━━ Extracted material ━━
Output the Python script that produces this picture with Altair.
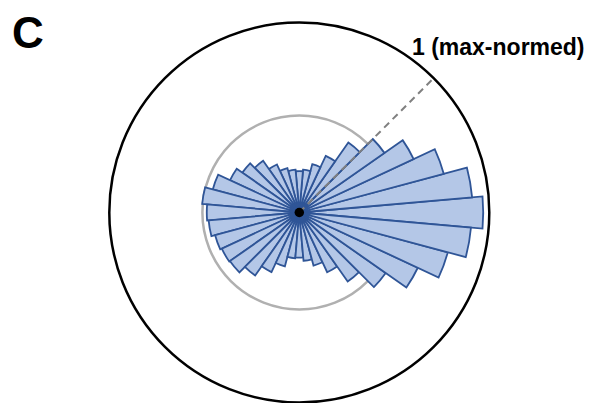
import math
import altair as alt
import pandas as pd

# Direction of each bar (degrees, counter-clockwise from 3 o'clock)
angles = list(range(0, 360, 10))
# Max-normed magnitude of each bar
values = [0.968, 0.913, 0.787, 0.664, 0.547, 0.450, 0.329, 0.263, 0.226,
          0.218, 0.226, 0.242, 0.279, 0.332, 0.366, 0.402, 0.471, 0.513,
          0.487, 0.479, 0.459, 0.450, 0.446, 0.405, 0.346, 0.293, 0.242,
          0.237, 0.255, 0.289, 0.347, 0.444, 0.555, 0.688, 0.809, 0.907]
bar_width_deg = 10

# Reference rings
outer_ring = [1.0]
inner_ring = [0.51]
ref_angle_deg = 45
ref_label = "1 (max-normed)"
panel_label = "C"

df = pd.DataFrame({"angle": angles, "value": values})

cx, cy, R = 291.3, 204.5, 190
xs = alt.Scale(domain=[-1, 1], range=[cx - R, cx + R], nice=False, zero=False)
ys = alt.Scale(domain=[-1, 1], range=[cy + R, cy - R], nice=False, zero=False)
rs = alt.Scale(type="linear", domain=[0, 1], range=[0, R], zero=True)

X0 = alt.XDatum(0, scale=xs, axis=None)
Y0 = alt.YDatum(0, scale=ys, axis=None)

half = bar_width_deg / 2
bars = alt.Chart(df).transform_calculate(
    t1=f"(90 - datum.angle - {half}) * PI / 180",
    t2=f"(90 - datum.angle + {half}) * PI / 180",
).mark_arc(fill="#b4c7e7", stroke="#2f5597", strokeWidth=1.8, strokeJoin="miter").encode(
    x=X0, y=Y0,
    theta=alt.Theta("t1:Q", scale=None, stack=None),
    theta2=alt.Theta2("t2:Q"),
    radius=alt.Radius("value:Q", scale=rs),
)

outer = alt.Chart(pd.DataFrame({"r": outer_ring})).mark_arc(
    fillOpacity=0, stroke="black", strokeWidth=2.5
).encode(
    x=X0, y=Y0,
    theta=alt.value(0), theta2=alt.value(2 * math.pi),
    radius=alt.Radius("r:Q", scale=rs),
)

inner = alt.Chart(pd.DataFrame({"r": inner_ring})).mark_arc(
    fillOpacity=0, stroke="#b0b0b0", strokeWidth=2.5
).encode(
    x=X0, y=Y0,
    theta=alt.value(0), theta2=alt.value(2 * math.pi),
    radius=alt.Radius("r:Q", scale=rs),
)

a = math.radians(ref_angle_deg)
line_df = pd.DataFrame({"x1": [0.0], "y1": [0.0],
                        "x2": [math.cos(a) * outer_ring[0]],
                        "y2": [math.sin(a) * outer_ring[0]]})
dashed = alt.Chart(line_df).mark_rule(
    color="#808080", strokeWidth=2, strokeDash=[7, 5]
).encode(
    x=alt.X("x1:Q", scale=xs, axis=None),
    y=alt.Y("y1:Q", scale=ys, axis=None),
    x2="x2:Q", y2="y2:Q",
)

dot = alt.Chart(pd.DataFrame({"d": [0]})).mark_circle(
    color="black", size=90, opacity=1
).encode(x=X0, y=Y0)

lab = alt.Chart(pd.DataFrame({"t": [ref_label]})).mark_text(
    font="Liberation Sans", fontWeight="bold", fontSize=23, align="left",
    baseline="alphabetic", color="black"
).encode(x=alt.value(404), y=alt.value(47), text="t:N")

panel = alt.Chart(pd.DataFrame({"t": [panel_label]})).mark_text(
    font="Liberation Sans", fontWeight="bold", fontSize=44, align="left",
    baseline="alphabetic", color="black"
).encode(x=alt.value(4), y=alt.value(40), text="t:N")

chart = alt.layer(outer, inner, bars, dashed, dot, lab, panel).properties(
    width=580, height=395,
    autosize=alt.AutoSizeParams(type="none"),
    padding=0,
).configure_view(stroke=None)

chart.save("out.html", embed_options={"renderer": "svg", "actions": False})
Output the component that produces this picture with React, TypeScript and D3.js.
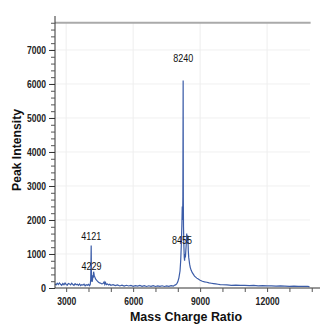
━━━
Goal of the exercise —
Without including the pictures, reproduce all entries exactly.

Exercise result —
Output the Python script that produces this picture with Altair.
import math
import altair as alt
import pandas as pd

# Direction of each bar (degrees, counter-clockwise from 3 o'clock)
angles = list(range(0, 360, 10))
# Max-normed magnitude of each bar
values = [0.968, 0.913, 0.787, 0.664, 0.547, 0.450, 0.329, 0.263, 0.226,
          0.218, 0.226, 0.242, 0.279, 0.332, 0.366, 0.402, 0.471, 0.513,
          0.487, 0.479, 0.459, 0.450, 0.446, 0.405, 0.346, 0.293, 0.242,
          0.237, 0.255, 0.289, 0.347, 0.444, 0.555, 0.688, 0.809, 0.907]
bar_width_deg = 10

# Reference rings
outer_ring = [1.0]
inner_ring = [0.51]
ref_angle_deg = 45
ref_label = "1 (max-normed)"
panel_label = "C"

df = pd.DataFrame({"angle": angles, "value": values})

cx, cy, R = 291.3, 204.5, 190
xs = alt.Scale(domain=[-1, 1], range=[cx - R, cx + R], nice=False, zero=False)
ys = alt.Scale(domain=[-1, 1], range=[cy + R, cy - R], nice=False, zero=False)
rs = alt.Scale(type="linear", domain=[0, 1], range=[0, R], zero=True)

X0 = alt.XDatum(0, scale=xs, axis=None)
Y0 = alt.YDatum(0, scale=ys, axis=None)

half = bar_width_deg / 2
bars = alt.Chart(df).transform_calculate(
    t1=f"(90 - datum.angle - {half}) * PI / 180",
    t2=f"(90 - datum.angle + {half}) * PI / 180",
).mark_arc(fill="#b4c7e7", stroke="#2f5597", strokeWidth=1.8, strokeJoin="miter").encode(
    x=X0, y=Y0,
    theta=alt.Theta("t1:Q", scale=None, stack=None),
    theta2=alt.Theta2("t2:Q"),
    radius=alt.Radius("value:Q", scale=rs),
)

outer = alt.Chart(pd.DataFrame({"r": outer_ring})).mark_arc(
    fillOpacity=0, stroke="black", strokeWidth=2.5
).encode(
    x=X0, y=Y0,
    theta=alt.value(0), theta2=alt.value(2 * math.pi),
    radius=alt.Radius("r:Q", scale=rs),
)

inner = alt.Chart(pd.DataFrame({"r": inner_ring})).mark_arc(
    fillOpacity=0, stroke="#b0b0b0", strokeWidth=2.5
).encode(
    x=X0, y=Y0,
    theta=alt.value(0), theta2=alt.value(2 * math.pi),
    radius=alt.Radius("r:Q", scale=rs),
)

a = math.radians(ref_angle_deg)
line_df = pd.DataFrame({"x1": [0.0], "y1": [0.0],
                        "x2": [math.cos(a) * outer_ring[0]],
                        "y2": [math.sin(a) * outer_ring[0]]})
dashed = alt.Chart(line_df).mark_rule(
    color="#808080", strokeWidth=2, strokeDash=[7, 5]
).encode(
    x=alt.X("x1:Q", scale=xs, axis=None),
    y=alt.Y("y1:Q", scale=ys, axis=None),
    x2="x2:Q", y2="y2:Q",
)

dot = alt.Chart(pd.DataFrame({"d": [0]})).mark_circle(
    color="black", size=90, opacity=1
).encode(x=X0, y=Y0)

lab = alt.Chart(pd.DataFrame({"t": [ref_label]})).mark_text(
    font="Liberation Sans", fontWeight="bold", fontSize=23, align="left",
    baseline="alphabetic", color="black"
).encode(x=alt.value(404), y=alt.value(47), text="t:N")

panel = alt.Chart(pd.DataFrame({"t": [panel_label]})).mark_text(
    font="Liberation Sans", fontWeight="bold", fontSize=44, align="left",
    baseline="alphabetic", color="black"
).encode(x=alt.value(4), y=alt.value(40), text="t:N")

chart = alt.layer(outer, inner, bars, dashed, dot, lab, panel).properties(
    width=580, height=395,
    autosize=alt.AutoSizeParams(type="none"),
    padding=0,
).configure_view(stroke=None)

chart.save("out.html", embed_options={"renderer": "svg", "actions": False})
Output the component that produces this picture with React, TypeScript and D3.js.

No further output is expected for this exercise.